Sabtu, 05 November 2011

Mengapa perayaan Idul Adha tidak terlalu meriah jika dibandingkan dengan perayaan Idul Fitri di negara kita

Hari raya Idul Fitri di negeri kita lebih tepat dilihat sebagai perayaan kebudayaan ketimbang perayaan keagamaan. Tentu saja dasar Idul Fitri tetap hari raya yang berdasarkan pada agama. Namun, perayaan itu berkelindan dengan keunikan dan kekhasan budaya masyarakat setempat. 

Di Timur Tengah, Idul Fitri tidak dirayakan sebesar dan semeriah seperti di sini. Perayaan terbesar di sana adalah Idul Adha yang disebut sebagai ’aidul akbar (hari raya terbesar). 
 
Di Tanah Hijâz—Arab Saudi saat ini—perayaan Idul Adha meriah karena terkait dengan ibadah haji. Sejak pra-Islam, ibadah haji memainkan peranan penting. Tak hanya ritual keagamaan, tetapi juga perekonomian dan pertemuan budaya. Di negeri Mesir juga, seperti yang pernah saya amati, Idul Adha merupakan hari besar yang dirayakan, bukan Idul Fitri, meskipun Mesir jauh dari lokasi ibadah haji. 

Pada hari raya Idul Fitri, masyarakat Mesir menyambutnya ”biasa-biasa” saja. Mereka seperti merayakan hari libur, tidak ada tradisi mudik untuk bertemu sanak saudara. Mereka memilih bertamasya, memenuhi pantai, kebun dan taman, serta tempat wisata lainnya. 

Akan tetapi, ketika Idul Adha tiba, muncul tradisi berkumpul dengan keluarga, yang biasanya dimulai dengan penyembelihan hewan kurban. Sanak saudara, kerabat, dan tetangga berkumpul untuk menyambut undangan keluarga lain yang akan memotong hewan kurban. Maka, Idul Adha pun sangat terbatas bagi mereka yang mampu: mereka yang mampu beribadah haji dan mereka yang mampu membeli serta menyembelih daging kurban. 

Dibandingkan dengan Idul Adha dan budaya di Timur Tengah, tampak ”kelebihan” Idul Fitri dan budaya di sini. Idul Fitri adalah perayaan hari besar yang egaliter dan masif karena Idul Fitri tidak berkaitan dengan kemampuan ekonomi seseorang, seperti pada berhaji atau menyembelih kurban. Idul Fitri dirayakan oleh siapa pun yang telah tuntas menunaikan ibadah puasa. Oleh karena itu, Idul Fitri lebih bisa dirayakan semua kalangan, mulai dari mereka yang tidak mampu hingga mereka yang kaya.
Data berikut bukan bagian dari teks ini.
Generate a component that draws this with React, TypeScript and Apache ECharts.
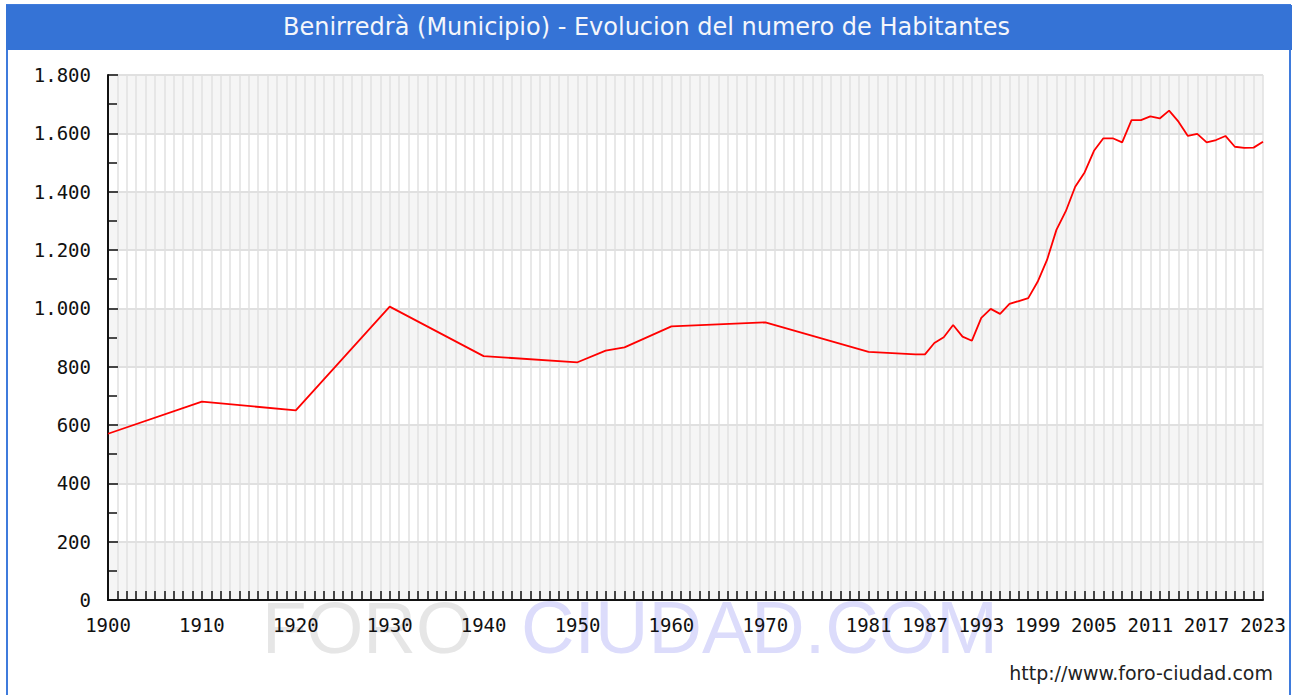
import React, { useEffect, useRef } from "react";
import * as echarts from "echarts";

const TITLE = "Benirredrà (Municipio) - Evolucion del numero de Habitantes";
const URL_TEXT = "http://www.foro-ciudad.com";

const years = [
  1900, 1910, 1920, 1930, 1940, 1950, 1953, 1955, 1960, 1970, 1981, 1986, 1987,
  1988, 1989, 1990, 1991, 1992, 1993, 1994, 1995, 1996, 1997, 1998, 1999, 2000,
  2001, 2002, 2003, 2004, 2005, 2006, 2007, 2008, 2009, 2010, 2011, 2012, 2013,
  2014, 2015, 2016, 2017, 2018, 2019, 2020, 2021, 2022, 2023,
];
const population = [
  570, 680, 650, 1006, 836, 815, 855, 866, 938, 952, 851, 842, 842,
  881, 901, 943, 903, 889, 967, 998, 981, 1015, 1025, 1035, 1091, 1166,
  1269, 1333, 1417, 1466, 1540, 1583, 1583, 1569, 1645, 1645, 1658, 1651, 1678,
  1640, 1591, 1598, 1569, 1577, 1591, 1554, 1550, 1551, 1571,
];
const xLabelYears = [
  1900, 1910, 1920, 1930, 1940, 1950, 1960, 1970, 1981, 1987, 1993, 1999, 2005,
  2011, 2017, 2023,
];

function fmtThousands(v: number): string {
  if (v >= 1000) {
    const t = Math.floor(v / 1000);
    const r = String(v % 1000).padStart(3, "0");
    return `${t}.${r}`;
  }
  return String(v);
}

export default function App() {
  const ref = useRef<HTMLDivElement>(null);
  useEffect(() => {
    if (!ref.current) return;
    const chart = echarts.init(ref.current, null, { renderer: "svg" });
    const mono = "DejaVu Sans Mono";
    chart.setOption({
      animation: false,
      title: {
        text: TITLE,
        left: "center",
        top: 15,
        padding: 0,
        textStyle: {
          color: "#f4f6fb",
          fontFamily: "DejaVu Sans",
          fontSize: 24,
          fontWeight: "normal",
        },
        z: 10,
      },
      graphic: [
        {
          type: "rect",
          z: -10,
          silent: true,
          shape: { x: 7, y: 5, width: 1283, height: 700 },
          style: { fill: "#ffffff", stroke: "#3f7bdc", lineWidth: 2 },
        },
        {
          type: "rect",
          z: -9,
          silent: true,
          shape: { x: 6, y: 5, width: 1286, height: 45 },
          style: { fill: "#3573d6" },
        },
        {
          type: "text",
          z: -8,
          silent: true,
          x: 262,
          y: 627,
          style: {
            text: "FORO",
            fontFamily: "Liberation Sans",
            fontSize: 73,
            fill: "#e6e6e6",
            verticalAlign: "middle",
            align: "left",
          },
        },
        {
          type: "text",
          z: -8,
          silent: true,
          x: 521,
          y: 627,
          style: {
            text: "CIUDAD.COM",
            fontFamily: "Liberation Sans",
            fontSize: 74,
            fill: "#dcdcfb",
            verticalAlign: "middle",
            align: "left",
          },
        },
        {
          type: "text",
          z: 5,
          silent: true,
          x: 1273,
          y: 673,
          style: {
            text: URL_TEXT,
            fontFamily: "DejaVu Sans",
            fontSize: 19,
            fill: "#222222",
            align: "right",
            verticalAlign: "middle",
          },
        },
      ],
      grid: { left: 108, top: 75, width: 1155, height: 525, containLabel: false },
      xAxis: {
        type: "value",
        min: 1900,
        max: 2023,
        interval: 1,
        axisLine: { show: true, lineStyle: { color: "#111", width: 2 } },
        axisTick: { show: true, inside: true, length: 9, lineStyle: { color: "#111", width: 1.5 } },
        axisLabel: {
          show: true,
          margin: 15,
          color: "#111",
          fontFamily: mono,
          fontSize: 19,
          formatter: (v: number) => (xLabelYears.includes(Math.round(v)) ? String(Math.round(v)) : ""),
        },
        splitLine: { show: true, lineStyle: { color: "#e0e0e0", width: 1.5 } },
      },
      yAxis: {
        type: "value",
        min: 0,
        max: 1800,
        interval: 200,
        axisLine: { show: true, lineStyle: { color: "#111", width: 2 } },
        axisTick: { show: true, inside: true, length: 10, lineStyle: { color: "#111", width: 1.5 } },
        minorTick: { show: true, splitNumber: 2, length: 9, lineStyle: { color: "#111", width: 1.5 } },
        axisLabel: {
          margin: 17,
          color: "#111",
          fontFamily: mono,
          fontSize: 19,
          formatter: (v: number) => fmtThousands(v),
        },
        splitLine: { show: true, lineStyle: { color: "#e0e0e0", width: 2 } },
        splitArea: { show: true, interval: 0, areaStyle: { color: ["#f5f5f5", "#ffffff"] } },
      },
      series: [
        {
          type: "line",
          data: years.map((y, i) => [y, population[i]]),
          showSymbol: false,
          symbol: "none",
          lineStyle: { color: "#ff0000", width: 1.8 },
          z: 3,
        },
      ],
    });
    return () => chart.dispose();
  }, []);
  return (
    <div
      ref={ref}
      style={{ position: "absolute", left: 0, top: 0, width: 1293, height: 695 }}
    />
  );
}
Dengan kata lain, tidak terbatas bagi kalangan yang mapan dalam ekonomi. 

Untuk menyambut Idul Fitri, ketika ”hukum pasar” akan memaksa semua harga kebutuhan bahan pokok naik tinggi, kita diingatkan pada tradisi masyarakat yang mencoba menyiasati ”kekejaman pasar” ini. Menjelang Lebaran, harga daging melambung, sementara di hari yang fitri ini akan banyak tamu dan kerabat yang berdatangan. 

Pada tradisinya, Idul Fitri memang tak lepas dari suguhan makanan. Maka, masyarakat di kampung pun menyiasati jauh hari, misalnya dengan patungan membeli anak sapi setahun sebelumnya dengan harga yang sangat murah, dipelihara selama setahun, dan dipotong sehari sebelum Lebaran. 

Tradisi masyarakat ini lebih konkret dibandingkan dengan iming-iming diskon di mal. Kebiasaan yang tak hanya berkaitan dengan urusan daging, tetapi juga arisan untuk sandang dan bahan kebutuhan pokok. Inilah ”kearifan lokal” yang dapat kita temukan dalam Lebaran, yang nuansanya lebih egaliter dan menyentuh semua kalangan. Inilah kecerdasan masyarakat tradisional untuk menyiasati ”hukum pasar” yang semakin angkuh.